His phone’s on the side, neglected and ignored.
Remo is alone here.
Nobody else bothered to work overtime for today.
Fuck them all.
“You fucking bastard,” I snarl at him. He doesn’t hear me. When he’s in the zone, he never hears me.
Mom and Dad must have had super genes because both of their sons turned out to be brainy little idiots.
Everyone knew about Remo, but my intellect was questioned for years.
Up until I revealed my secret life for Big Daddy.
What we never understood about Remo was his fascination for software engineering. The kinkiest shit one can come up with, my brother can develop it. He battles AI for fun.
Sometimes, I want to pinch him and confirm that he is indeed not AI himself.
“Idiot. Get your mind off that shit! Talk to me!” I yell at him, but he doesn’t react. He’s typing away like a maniac, murmuring shit to himself.
I snap.
Charging forward, I kick in the screens my brother is so fascinated by.
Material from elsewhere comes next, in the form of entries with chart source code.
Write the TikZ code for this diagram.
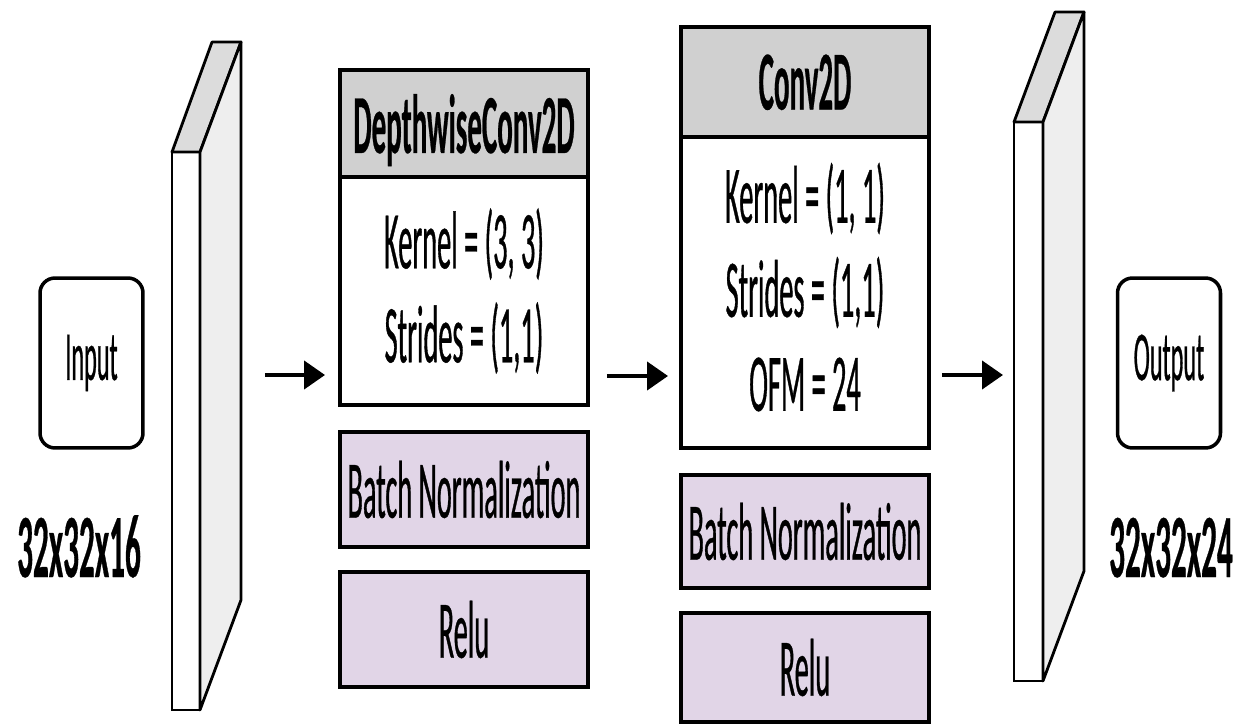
\documentclass[tikz,border=0pt]{standalone}
\usepackage{fontspec}
\setmainfont[FakeStretch=0.345,UprightFeatures={FakeBold=0.4},BoldFeatures={FakeBold=0.3}]{Carlito}
\usetikzlibrary{arrows.meta}
\definecolor{headgray}{RGB}{208,208,208}
\definecolor{bnpurple}{RGB}{225,213,231}
\definecolor{slabtop}{RGB}{220,220,220}
\definecolor{slabside}{RGB}{238,238,238}

\begin{document}
\begin{tikzpicture}[x=0.02cm,y=-0.02cm,
    box/.style={draw,line width=2pt,inner sep=0pt,outer sep=0pt,minimum width=4.96cm,
      align=center,font=\fontsize{46.7}{53.5}\selectfont},
    headbox/.style={box,fill=headgray,text depth=0pt,font=\fontsize{47.8}{53.5}\selectfont\bfseries},
    layerbox/.style={box,fill=bnpurple},
    termbox/.style={draw,line width=2pt,rounded corners=0.3cm,inner sep=0pt,outer sep=0pt,
      minimum width=2.06cm,minimum height=3.4cm,font=\fontsize{40}{45}\selectfont},
    dims/.style={anchor=base,inner sep=0pt,font=\fontsize{51.5}{56}\selectfont\bfseries},
    slabfront/.style={draw,line width=1.6pt,fill=white,inner sep=0pt,outer sep=0pt},
    slabface/.style={line width=1.6pt,line join=round},
    flow/.style={line width=2.4pt,-{Triangle[length=0.42cm,width=0.56cm]}}]
  \useasboundingbox (0,0) rectangle (1244,726);

  % input side
  \node[termbox] (input) at (91.5,363) {Input};
  \node[dims] (indims) at (79,577) {32x32x16};
  \node[slabfront,minimum width=0.56cm,minimum height=11.16cm] (inslab) at (186,431) {};
  \filldraw[slabface,fill=slabtop] (inslab.north west) -- ++(40,-110) -- ++(29,0) -- (inslab.north east) -- cycle;
  \filldraw[slabface,fill=slabside] (inslab.north east) -- ++(41,-110) -- ++(0,558) -- (inslab.south east) -- cycle;

  % depthwise block
  \node[headbox,minimum height=2.14cm] (dwhead) at (464,123.5) {DepthwiseConv2D};
  \node[box,minimum height=4.56cm] (dwbody) at (464,291) {Kernel = (3, 3)\\Strides = (1,1)};
  \node[layerbox,minimum height=2.3cm] (dwnorm) at (464,489.5) {Batch Normalization};
  \node[layerbox,minimum height=2.3cm] (dwrelu) at (464,629.5) {Relu};

  % pointwise block
  \node[headbox,minimum height=2.2cm] (cvhead) at (805,82) {Conv2D};
  \node[box,minimum height=6.22cm] (cvbody) at (805,292.5) {Kernel = (1, 1)\\Strides = (1,1)\\OFM = 24\vphantom{(}};
  \node[layerbox,minimum height=2.26cm] (cvnorm) at (805,531.5) {Batch Normalization};
  \node[layerbox,minimum height=2.18cm] (cvrelu) at (805,667.5) {Relu};

  % output side
  \node[slabfront,minimum width=0.58cm,minimum height=11.18cm] (outslab) at (1028.5,401.5) {};
  \filldraw[slabface,fill=slabtop] (outslab.north west) -- ++(41,-110) -- ++(29,0) -- (outslab.north east) -- cycle;
  \filldraw[slabface,fill=slabside] (outslab.north east) -- ++(41,-110) -- ++(0,559) -- (outslab.south east) -- cycle;
  \node[termbox] (output) at (1169,363) {Output};
  \node[dims] (outdims) at (1171,577) {32x32x24};

  % arrows
  \draw[flow,shorten <=1.3cm,shorten >=0.3cm] (inslab.east |- 0,375) -- (dwbody.west |- 0,375);
  \draw[flow,shorten <=0.38cm,shorten >=0.26cm] (dwbody.east |- 0,376) -- (cvbody.west |- 0,376);
  \draw[flow,shorten <=0.26cm,shorten >=0.22cm] (cvbody.east |- 0,375) -- (outslab.west |- 0,375);
\end{tikzpicture}
\end{document}
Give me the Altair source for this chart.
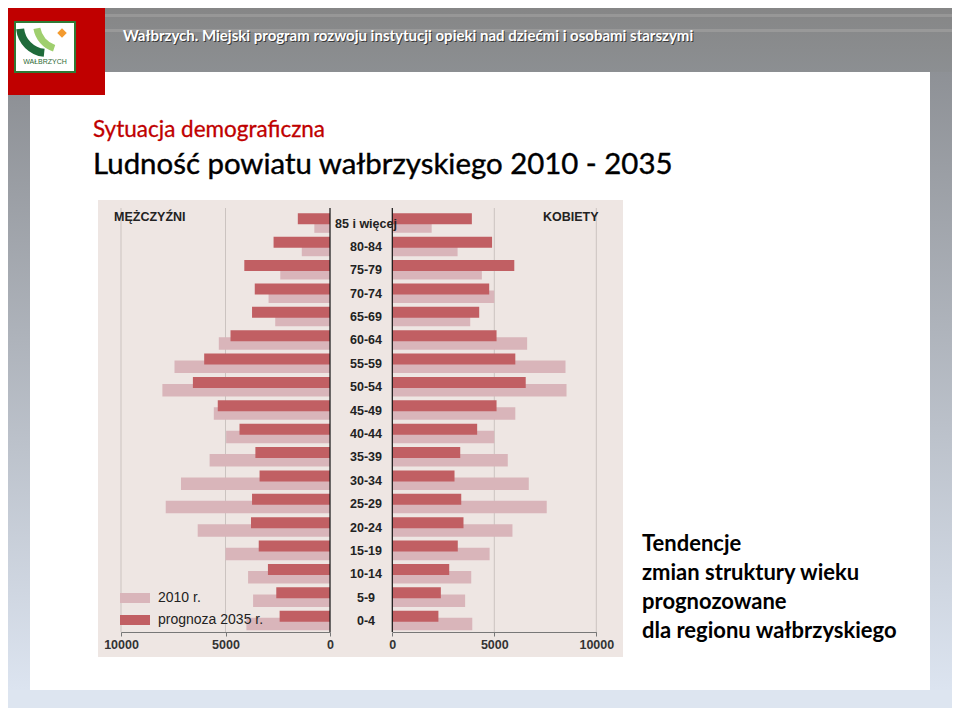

The glass breaks into tiny pieces, spreading over the desk and the floor. My shoes are ruined, and I’m pretty sure that I’m bleeding because I got cut by glass, but I don’t care.
Remo wakes up from his daze only to gaze at me, looking all lost. His eyes are glossy and bottomless, a pit of nothing that I want to dig my brother back up from.
My anger becomes a little bitch, crawling back into the corner that it jumped out of.
“What’s wrong?” I ask him instantly, stepping closer to him. I hear the glass break some more as my soles walk over it. Crack. Crack. Crack.
It makes the same sound my brother’s heart does when he’s down.
“She said I murdered innocent children,” Remo gasps.
He’s fragile right now, so I’m cautious about how I touch him. His meltdowns haven’t been too extreme since Grey stepped into our lives. Even in her absence, he remained calm, for the most part.
He was sad, though.
And I didn’t know how to help him.
After all, I was in my feelings, too. I take responsibility. I failed my brother.
“Who said that, Remo?” I ask. What the ever-loving fuck?
“She said it. She hates me. I murdered innocent children,” my brother murmurs. He looks away from me, staring at nothing in particular. His eyes eventually focus on the broken displays in front of him. I know that Charles will beat me up for plundering his office. It’ll cost, but I can manage.
“Bro, be more specific. Come on, now. You know I’m the dumb one,” I say to uplift him, but it’s not true. I can hold my own next to my brother. We may have disappointed our parents’ favorite employer, aka Big Daddy, but if they knew what we’d accomplished in their absence, they’d hopefully be proud of us.
Hopefully.
“Grey hates me. I kill innocent children.” He takes a deep breath. “I’m trash. I’ve murdered innocent children. I’ve murdered… I’ve murdered innocent children.”
He’s rambling now. That’s when he gets repetitive. He starts sweating, and his face turns red. I take out my phone, and I click on my sugar puff’s saved contact on my phone.
It takes her a couple of moments to pick up.
“Did you find him? Is he okay?” That’s the first thing she says, and I feel the love for her inside of me pulse with happiness.